start

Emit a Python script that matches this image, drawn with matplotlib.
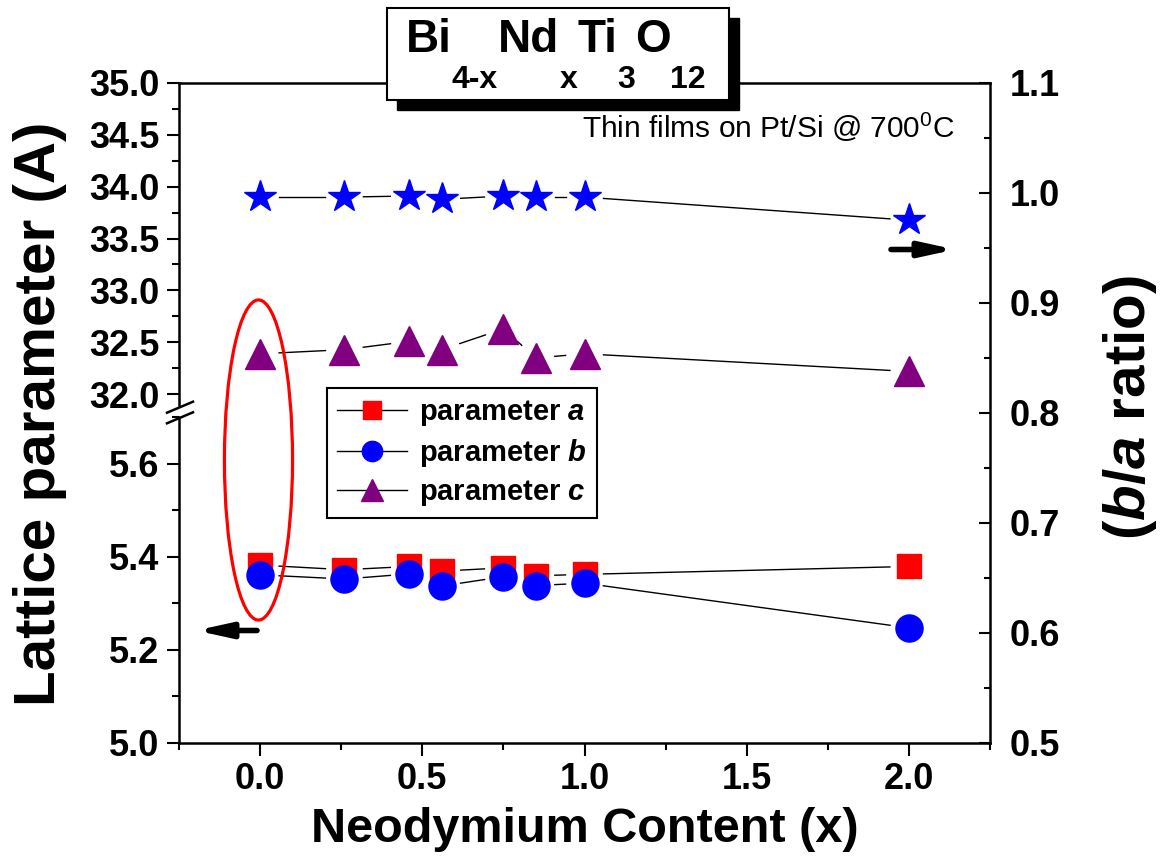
import matplotlib
matplotlib.use("Agg")
import numpy as np
import matplotlib.pyplot as plt
from matplotlib.patches import Rectangle, Ellipse
from matplotlib.transforms import IdentityTransform
from matplotlib.ticker import MultipleLocator, FormatStrFormatter

plt.rcParams['font.family'] = ['Liberation Sans', 'DejaVu Sans']
plt.rcParams['font.weight'] = 'bold'
plt.rcParams['mathtext.fontset'] = 'custom'
plt.rcParams['mathtext.rm'] = 'Liberation Sans:normal'
plt.rcParams['mathtext.it'] = 'Liberation Sans:italic:normal'
plt.rcParams['mathtext.bf'] = 'Liberation Sans:bold'
plt.rcParams['mathtext.bfit'] = 'Liberation Sans:italic:bold'

# data
nd = [0.0, 0.26, 0.46, 0.56, 0.75, 0.85, 1.0, 2.0]
param_a = [5.382, 5.372, 5.379, 5.369, 5.376, 5.359, 5.362, 5.379]
param_b = [5.361, 5.352, 5.363, 5.337, 5.357, 5.338, 5.343, 5.247]
param_c = [32.39, 32.43, 32.51, 32.43, 32.63, 32.35, 32.39, 32.22]
ba_ratio = [0.996, 0.996, 0.997, 0.994, 0.997, 0.996, 0.996, 0.975]

W, H = 1170, 867
fig = plt.figure(figsize=(W / 100, H / 100), dpi=100)

left, right = 179 / W, 990 / W
top, bottom = 1 - 82.7 / H, 1 - 742.7 / H
top_low = 1 - 404.7 / H     # bottom of upper panel
bot_high = 1 - 417.2 / H    # top of lower panel

ax_top = fig.add_axes([left, top_low, right - left, top - top_low])
ax_bot = fig.add_axes([left, bottom, right - left, bot_high - bottom])
ax_r = fig.add_axes([left, bottom, right - left, top - bottom])
ax_r.patch.set_alpha(0)

xlim = (-0.25, 2.25)
for ax in (ax_top, ax_bot, ax_r):
    ax.set_xlim(*xlim)
    for s in ax.spines.values():
        s.set_linewidth(1.8)

ax_top.set_ylim(31.9, 35.0)
ax_bot.set_ylim(5.0, 5.7)
ax_r.set_ylim(0.5, 1.1)


def gapped_line(ax, xs, ys, gap=19):
    # connecting line that stops short of each marker, Origin style
    pts = ax.transData.transform(np.column_stack([xs, ys]))
    inv = ax.transData.inverted()
    for p, q in zip(pts[:-1], pts[1:]):
        d = q - p
        dist = np.hypot(*d)
        if dist <= 2 * gap + 2:
            continue
        u = d / dist
        a, b = inv.transform([p + u * gap, q - u * gap])
        ax.plot([a[0], b[0]], [a[1], b[1]], color='k', lw=1.0, zorder=2)


for ax, ys in ((ax_top, param_c), (ax_bot, param_a), (ax_bot, param_b), (ax_r, ba_ratio)):
    gapped_line(ax, nd, ys)

ax_top.plot(nd, param_c, ls='none', marker='^', ms=21, mfc='purple', mec='purple', zorder=3)
ax_bot.plot(nd, param_a, ls='none', marker='s', ms=17, mfc='red', mec='red', zorder=3)
ax_bot.plot(nd, param_b, ls='none', marker='o', ms=19.5, mfc='blue', mec='blue', zorder=3)
ax_r.plot(nd, ba_ratio, ls='none', marker='*', ms=24, mfc='blue', mec='blue', zorder=3)

# legend handles
la = plt.Line2D([], [], color='k', lw=1.0, marker='s', ms=17, mfc='red', mec='red')
lb = plt.Line2D([], [], color='k', lw=1.0, marker='o', ms=19.5, mfc='blue', mec='blue')
lc = plt.Line2D([], [], color='k', lw=1.0, marker='^', ms=21, mfc='purple', mec='purple')

tick_lab = 26
# upper left panel
ax_top.spines['bottom'].set_visible(False)
ax_top.spines['right'].set_visible(False)
ax_top.yaxis.set_major_locator(MultipleLocator(0.5))
ax_top.yaxis.set_minor_locator(MultipleLocator(0.25))
ax_top.yaxis.set_major_formatter(FormatStrFormatter('%.1f'))
ax_top.tick_params(axis='x', which='both', bottom=False, labelbottom=False)
ax_top.tick_params(axis='y', which='major', direction='out', length=9, width=1.5,
                   labelsize=tick_lab, pad=5)
ax_top.tick_params(axis='y', which='minor', direction='out', length=5, width=1.5)

# lower left panel
ax_bot.spines['top'].set_visible(False)
ax_bot.spines['right'].set_visible(False)
ax_bot.yaxis.set_major_locator(MultipleLocator(0.2))
ax_bot.yaxis.set_minor_locator(MultipleLocator(0.1))
ax_bot.yaxis.set_major_formatter(FormatStrFormatter('%.1f'))
ax_bot.xaxis.set_major_locator(MultipleLocator(0.5))
ax_bot.xaxis.set_minor_locator(MultipleLocator(0.25))
ax_bot.xaxis.set_major_formatter(FormatStrFormatter('%.1f'))
ax_bot.tick_params(which='major', direction='out', length=9, width=1.5,
                   labelsize=tick_lab, pad=5)
ax_bot.tick_params(which='minor', direction='out', length=5, width=1.5)

# right axis
for side in ('left', 'top', 'bottom'):
    ax_r.spines[side].set_visible(False)
ax_r.xaxis.set_visible(False)
ax_r.yaxis.tick_right()
ax_r.yaxis.set_major_locator(MultipleLocator(0.1))
ax_r.yaxis.set_minor_locator(MultipleLocator(0.05))
ax_r.yaxis.set_major_formatter(FormatStrFormatter('%.1f'))
ax_r.tick_params(axis='y', which='major', direction='in', length=8, width=1.5,
                 labelsize=tick_lab, pad=14)
ax_r.tick_params(axis='y', which='minor', direction='in', length=4, width=1.5)

# axis break marks on the left spine
for yb in (412.7, 423.3):
    fig.add_artist(plt.Line2D([167, 193], [H - yb, H - yb + 11], transform=IdentityTransform(),
                              color='k', lw=1.8, zorder=6))

# red ellipse around x = 0
ax_r.add_patch(Ellipse((-0.005, 0.757), 0.21, 0.291, fill=False, ec='red', lw=2.3,
                       clip_on=False, zorder=5))

# arrows
arrow_kw = dict(arrowstyle='-|>,head_length=1.0,head_width=0.22', color='k', lw=4,
                shrinkA=0, shrinkB=0, mutation_scale=20)
fig.add_artist(plt.Annotation('', xy=(955, H - 249.5), xytext=(891, H - 249.5),
                              xycoords='figure pixels', textcoords='figure pixels',
                              arrowprops=arrow_kw))
fig.add_artist(plt.Annotation('', xy=(196, H - 630.5), xytext=(257, H - 630.5),
                              xycoords='figure pixels', textcoords='figure pixels',
                              arrowprops=arrow_kw))

# axis titles
fig.text(40 / W, 1 - 414 / H, 'Lattice parameter (A)', rotation=90, ha='center',
         va='center', fontsize=42, fontweight='bold')
fig.text(1130 / W, 1 - 408 / H, r'($\mathbfit{b}$/$\mathbfit{a}$ ratio)', rotation=90,
         ha='center', va='center', fontsize=42, fontweight='bold')
fig.text(585 / W, 1 - 830 / H, 'Neodymium Content (x)', ha='center', va='center',
         fontsize=35, fontweight='bold')

fig.text(955 / W, 1 - 138 / H, r'Thin films on Pt/Si @ 700$^{\mathrm{0}}$C', ha='right',
         va='baseline', fontsize=21.5, fontweight='normal')

# legend
leg = fig.legend([la, lb, lc], [r'parameter $\mathbfit{a}$', r'parameter $\mathbfit{b}$',
                                r'parameter $\mathbfit{c}$'],
                 loc='upper left', bbox_to_anchor=(327 / W, 1 - 388 / H), fontsize=21,
                 markerscale=0.75, handlelength=2.4, handletextpad=0.4, labelspacing=0.3,
                 borderpad=0.35, borderaxespad=0, fancybox=False, framealpha=1, edgecolor='k')
leg.get_frame().set_linewidth(1.5)

# title box with shadow
fig.add_artist(Rectangle((397, H - 110), 342, 92, transform=IdentityTransform(),
                         fc='k', ec='k', zorder=7))
fig.add_artist(Rectangle((387, H - 100), 342, 92, transform=IdentityTransform(),
                         fc='white', ec='k', lw=1.5, zorder=8))

parts = [('Bi', False), ('4-x', True), ('Nd', False), ('x', True),
         ('Ti', False), ('3', True), ('O', False), ('12', True)]
renderer = fig.canvas.get_renderer()
pieces = []
for s, sub in parts:
    t = fig.text(0, 0, s, transform=IdentityTransform(), fontsize=23 if sub else 33,
                 fontweight='bold', va='baseline', ha='left', zorder=9)
    pieces.append((t, sub, t.get_window_extent(renderer).width))
total = sum(p[2] for p in pieces)
x = 556 - total / 2
for t, sub, w in pieces:
    t.set_position((x, H - 88 if sub else H - 52))
    x += w

fig.savefig('out.png', dpi=100)
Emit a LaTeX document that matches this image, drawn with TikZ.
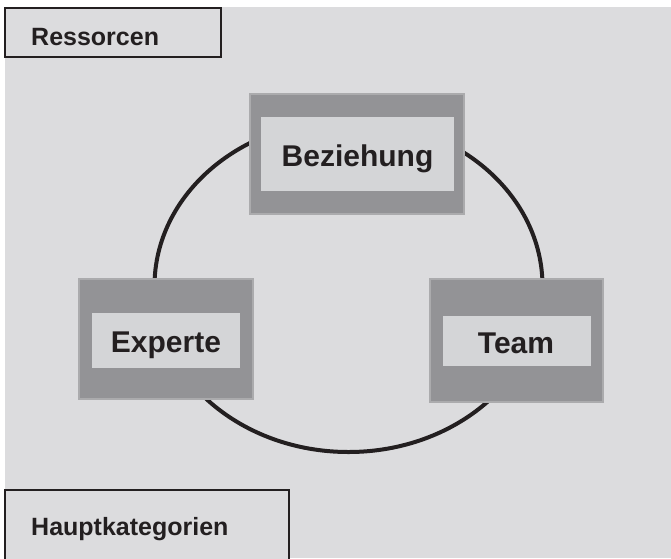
\documentclass[tikz,border=0pt]{standalone}
\usepackage{fontspec}
\setmainfont{Liberation Sans}
\definecolor{bg}{HTML}{DCDCDE}
\definecolor{outerfill}{HTML}{939396}
\definecolor{outerline}{HTML}{ABABAD}
\definecolor{innerfill}{HTML}{D4D5D7}
\definecolor{ink}{HTML}{231F20}
\tikzset{
  outerbox/.style={draw=outerline, fill=outerfill, line width=2pt, inner sep=0pt},
  innerbox/.style={fill=innerfill, draw=none, inner sep=0pt},
  bigtext/.style={font=\fontsize{30}{30}\selectfont\bfseries, text=ink, inner sep=0pt, anchor=base},
  labelbox/.style={draw=ink, fill=bg, line width=2pt, inner sep=0pt},
  labeltext/.style={font=\fontsize{25}{25}\selectfont\bfseries, text=ink, inner sep=0pt, anchor=base west},
}
\begin{document}
\begin{tikzpicture}[x=1pt,y=-1pt]
\useasboundingbox (0,0) rectangle (671,558);
\clip (0,0) rectangle (671,558);
\fill[bg] (5,7) rectangle (671,558);
% cycle
\draw[ink, line width=4pt] (348.5,286) ellipse [x radius=194, y radius=166];
% Beziehung
\node[outerbox, minimum width=214pt, minimum height=120pt] (bezo) at (357,154) {};
\node[innerbox, minimum width=193pt, minimum height=74pt] (bezi) at (357.5,154) {};
\node[bigtext] (bezt) at (357.5,166.5) {Beziehung};
% Experte
\node[outerbox, minimum width=174pt, minimum height=120pt] (expo) at (166,339) {};
\node[innerbox, minimum width=148pt, minimum height=55pt] (expi) at (166,340.5) {};
\node[bigtext] (expt) at (166,352.5) {Experte};
% Team
\node[outerbox, minimum width=173pt, minimum height=123pt] (teamo) at (516.5,340.5) {};
\node[innerbox, minimum width=148pt, minimum height=50pt] (teami) at (517,341) {};
\node[bigtext] (teamt) at (516,353.5) {Team};
% Ressorcen
\node[labelbox, minimum width=216pt, minimum height=49pt] (reso) at (113,32.5) {};
\node[labeltext] (rest) at (31,45) {Ressorcen};
% Hauptkategorien
\node[labelbox, minimum width=284pt, minimum height=90pt] (hauo) at (147,535) {};
\node[labeltext] (haut) at (31,535) {Hauptkategorien};
\end{tikzpicture}
\end{document}
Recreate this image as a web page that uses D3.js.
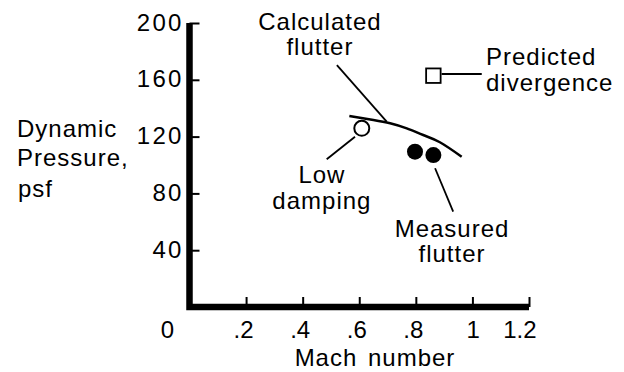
<!DOCTYPE html>
<html>
<head>
<meta charset="utf-8">
<script src="https://cdn.jsdelivr.net/npm/d3@7"></script>
<style>
  body { margin: 0; background: #fff; }
  svg text { font-family: "Liberation Sans", Arial, sans-serif; font-size: 24px; fill: #000; }
  .lbl { letter-spacing: 1px; }
  .yax text { letter-spacing: 2.2px; }
</style>
</head>
<body>
<div id="chart"></div>
<script>
// flutter test: dynamic pressure (psf) against Mach number
const xTicks = [0, 0.2, 0.4, 0.6, 0.8, 1, 1.2];
const xTickLabels = ['0', '.2', '.4', '.6', '.8', '1', '1.2'];
const yTicks = [40, 80, 120, 160, 200];

const calcMach = [0.565, 0.650, 0.709, 0.768, 0.826, 0.885, 0.962];
const calcQ = [134.5, 131.7, 129.4, 125.8, 121.1, 116.0, 105.8];

const lowDampMach = [0.609];
const lowDampQ = [125.8];

const measuredMach = [0.797, 0.862];
const measuredQ = [109.4, 107.0];

const divergenceMach = [0.862];
const divergenceQ = [162.9];

const noteText = [['Calculated', 'flutter'], ['Predicted', 'divergence'], ['Low', 'damping'], ['Measured', 'flutter']];

// layout: where the notes and their leader lines sit, in data units
const noteMach = [0.461, 1.048, 0.468, 0.928];
const noteQ = [195.1, 170.4, 87.3, 49.3];
const noteAnchor = ['middle', 'start', 'middle', 'middle'];
const leaderMach = [[0.521, 0.697], [0.891, 1.033], [0.585, 0.485], [0.868, 0.932]];
const leaderQ = [[170.4, 130.5], [164.1, 164.1], [119.9, 104.0], [97.7, 67.1]];

const width = 624, height = 372;
const svg = d3.select('#chart').append('svg')
	.attr('width', width)
	.attr('height', height);

const x = d3.scaleLinear().domain([0, 1.2]).range([189.5, 529]);
const y = d3.scaleLinear().domain([0, 200]).range([307, 23]);

// x axis, ticks pointing up into the plot
const gx = svg.append('g')
	.attr('transform', 'translate(0,' + y(0) + ')')
	.call(d3.axisBottom(x)
		.tickValues(xTicks)
		.tickFormat((d, i) => xTickLabels[i])
		.tickSize(-10)
		.tickPadding(14));
gx.select('.domain').remove();
gx.selectAll('.tick line').attr('stroke', '#000').attr('stroke-width', 2);
gx.selectAll('.tick text')
	.attr('text-anchor', 'end')
	.attr('dx', d => d === 0 ? -16 : 7);

// y axis, ticks pointing right
const gy = svg.append('g')
	.attr('class', 'yax')
	.attr('transform', 'translate(' + x(0) + ',0)')
	.call(d3.axisLeft(y)
		.tickValues(yTicks)
		.tickSize(-10)
		.tickPadding(6));
gy.select('.domain').remove();
gy.selectAll('.tick line').attr('stroke', '#000').attr('stroke-width', 2);
gy.selectAll('.tick text').attr('dy', 7);

// heavy L-shaped frame
svg.append('path')
	.attr('d', d3.line().x(d => x(d[0])).y(d => y(d[1]))([[0, 200], [0, 0], [1.2, 0]]))
	.attr('fill', 'none')
	.attr('stroke', '#000')
	.attr('stroke-width', 6.5)
	.attr('stroke-linejoin', 'miter');

// axis titles
const yTitle = svg.append('text').attr('class', 'lbl').attr('x', 17).attr('y', 137);
['Dynamic', 'Pressure,', 'psf'].forEach((t, i) => {
	yTitle.append('tspan').attr('x', i === 2 ? 18 : 17).attr('dy', i === 0 ? 0 : (i === 1 ? 29 : 31)).text(t);
});
svg.append('text')
	.attr('class', 'lbl')
	.attr('x', 375)
	.attr('y', 366)
	.attr('text-anchor', 'middle')
	.style('word-spacing', '3px')
	.text('Mach number');

// calculated flutter boundary
svg.append('path')
	.datum(calcMach.map((m, i) => [m, calcQ[i]]))
	.attr('fill', 'none')
	.attr('stroke', '#000')
	.attr('stroke-width', 2.5)
	.attr('d', d3.line()
		.x(d => x(d[0]))
		.y(d => y(d[1]))
		.curve(d3.curveNatural));

// leader lines
leaderMach.forEach((m, i) => {
	svg.append('line')
		.attr('x1', x(m[0])).attr('y1', y(leaderQ[i][0]))
		.attr('x2', x(m[1])).attr('y2', y(leaderQ[i][1]))
		.attr('stroke', '#000')
		.attr('stroke-width', 1.8);
});

// low damping point
svg.selectAll('.low')
	.data(lowDampMach)
	.enter().append('circle')
	.attr('class', 'low')
	.attr('cx', d => x(d))
	.attr('cy', (d, i) => y(lowDampQ[i]))
	.attr('r', 7.5)
	.attr('fill', '#fff')
	.attr('stroke', '#000')
	.attr('stroke-width', 2);

// measured flutter points
svg.selectAll('.meas')
	.data(measuredMach)
	.enter().append('circle')
	.attr('class', 'meas')
	.attr('cx', d => x(d))
	.attr('cy', (d, i) => y(measuredQ[i]))
	.attr('r', 8)
	.attr('fill', '#000');

// predicted divergence
const sq = 14.5;
svg.selectAll('.div')
	.data(divergenceMach)
	.enter().append('rect')
	.attr('class', 'div')
	.attr('x', d => x(d) - sq / 2)
	.attr('y', (d, i) => y(divergenceQ[i]) - sq / 2)
	.attr('width', sq)
	.attr('height', sq)
	.attr('fill', '#fff')
	.attr('stroke', '#000')
	.attr('stroke-width', 1.8);

// note text
noteText.forEach((lines, i) => {
	const t = svg.append('text')
		.attr('class', 'lbl')
		.attr('text-anchor', noteAnchor[i])
		.attr('x', x(noteMach[i]))
		.attr('y', y(noteQ[i]));
	lines.forEach((s, j) => {
		t.append('tspan')
			.attr('x', x(noteMach[i]))
			.attr('dy', j === 0 ? 0 : 25.5)
			.text(s);
	});
});
</script>
</body>
</html>
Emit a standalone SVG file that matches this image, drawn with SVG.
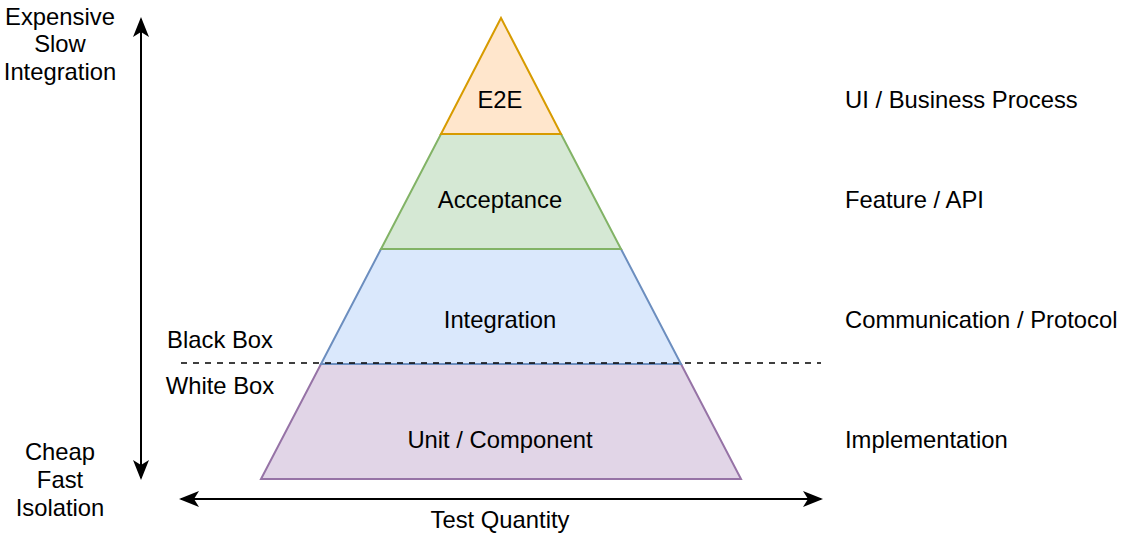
<svg xmlns="http://www.w3.org/2000/svg" width="1122" height="540" viewBox="0 0 1122 540">
<style>
text{font-family:"Liberation Sans",Arial,sans-serif;font-size:23.8px;fill:#000}
.c{text-anchor:middle}
.l{text-anchor:start}
.lvl{stroke-width:2;stroke-linejoin:miter}
</style>
<defs>
<marker id="ah" viewBox="0 0 20 16" refX="18" refY="8" markerWidth="20" markerHeight="16" markerUnits="userSpaceOnUse" orient="auto-start-reverse">
<path d="M0,0 L20,8 L0,16 L5,8 Z" fill="#000"/>
</marker>
</defs>
<rect width="1122" height="540" fill="#fff"/>
<g id="unit">
<polygon class="lvl" points="321,364 681,364 741,479 261,479" fill="#e1d5e7" stroke="#9673a6"/>
<text class="c" x="500" y="448">Unit / Component</text>
</g>
<g id="integration">
<polygon class="lvl" points="381,249 621,249 681,364 321,364" fill="#dae8fc" stroke="#6c8ebf"/>
<text class="c" x="500" y="328">Integration</text>
</g>
<g id="acceptance">
<polygon class="lvl" points="441,134 561,134 621,249 381,249" fill="#d5e8d4" stroke="#82b366"/>
<text class="c" x="500" y="208">Acceptance</text>
</g>
<g id="e2e">
<polygon class="lvl" points="501,18 561,134 441,134" fill="#ffe6cc" stroke="#d79b00"/>
<text class="c" x="500" y="108">E2E</text>
</g>
<g id="connectors">
<line x1="181" y1="363" x2="821" y2="363" stroke="#000" stroke-width="1.5" stroke-dasharray="6,6"/>
<line x1="141" y1="19" x2="141" y2="478" stroke="#000" stroke-width="2" marker-start="url(#ah)" marker-end="url(#ah)"/>
<line x1="181" y1="499" x2="821" y2="499" stroke="#000" stroke-width="2" marker-start="url(#ah)" marker-end="url(#ah)"/>
</g>
<g id="labels">
<text class="c" x="60" y="25">Expensive</text>
<text class="c" x="60" y="52">Slow</text>
<text class="c" x="60" y="80">Integration</text>
<text class="c" x="60" y="460">Cheap</text>
<text class="c" x="60" y="488">Fast</text>
<text class="c" x="60" y="516">Isolation</text>
<text class="c" x="220" y="348">Black Box</text>
<text class="c" x="220" y="394">White Box</text>
<text class="c" x="500" y="528">Test Quantity</text>
<text class="l" x="845" y="108">UI / Business Process</text>
<text class="l" x="845" y="208">Feature / API</text>
<text class="l" x="845" y="328">Communication / Protocol</text>
<text class="l" x="845" y="448">Implementation</text>
</g>
</svg>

end

# Task details:
Please return, exactly as written, the lines from the first line of the records above through the line containing "ax_r.set_ylim(0.5, 1.1)", both included, leaving out any pictures.

# Exercise result:
Emit a Python script that matches this image, drawn with matplotlib.
import matplotlib
matplotlib.use("Agg")
import numpy as np
import matplotlib.pyplot as plt
from matplotlib.patches import Rectangle, Ellipse
from matplotlib.transforms import IdentityTransform
from matplotlib.ticker import MultipleLocator, FormatStrFormatter

plt.rcParams['font.family'] = ['Liberation Sans', 'DejaVu Sans']
plt.rcParams['font.weight'] = 'bold'
plt.rcParams['mathtext.fontset'] = 'custom'
plt.rcParams['mathtext.rm'] = 'Liberation Sans:normal'
plt.rcParams['mathtext.it'] = 'Liberation Sans:italic:normal'
plt.rcParams['mathtext.bf'] = 'Liberation Sans:bold'
plt.rcParams['mathtext.bfit'] = 'Liberation Sans:italic:bold'

# data
nd = [0.0, 0.26, 0.46, 0.56, 0.75, 0.85, 1.0, 2.0]
param_a = [5.382, 5.372, 5.379, 5.369, 5.376, 5.359, 5.362, 5.379]
param_b = [5.361, 5.352, 5.363, 5.337, 5.357, 5.338, 5.343, 5.247]
param_c = [32.39, 32.43, 32.51, 32.43, 32.63, 32.35, 32.39, 32.22]
ba_ratio = [0.996, 0.996, 0.997, 0.994, 0.997, 0.996, 0.996, 0.975]

W, H = 1170, 867
fig = plt.figure(figsize=(W / 100, H / 100), dpi=100)

left, right = 179 / W, 990 / W
top, bottom = 1 - 82.7 / H, 1 - 742.7 / H
top_low = 1 - 404.7 / H     # bottom of upper panel
bot_high = 1 - 417.2 / H    # top of lower panel

ax_top = fig.add_axes([left, top_low, right - left, top - top_low])
ax_bot = fig.add_axes([left, bottom, right - left, bot_high - bottom])
ax_r = fig.add_axes([left, bottom, right - left, top - bottom])
ax_r.patch.set_alpha(0)

xlim = (-0.25, 2.25)
for ax in (ax_top, ax_bot, ax_r):
    ax.set_xlim(*xlim)
    for s in ax.spines.values():
        s.set_linewidth(1.8)

ax_top.set_ylim(31.9, 35.0)
ax_bot.set_ylim(5.0, 5.7)
ax_r.set_ylim(0.5, 1.1)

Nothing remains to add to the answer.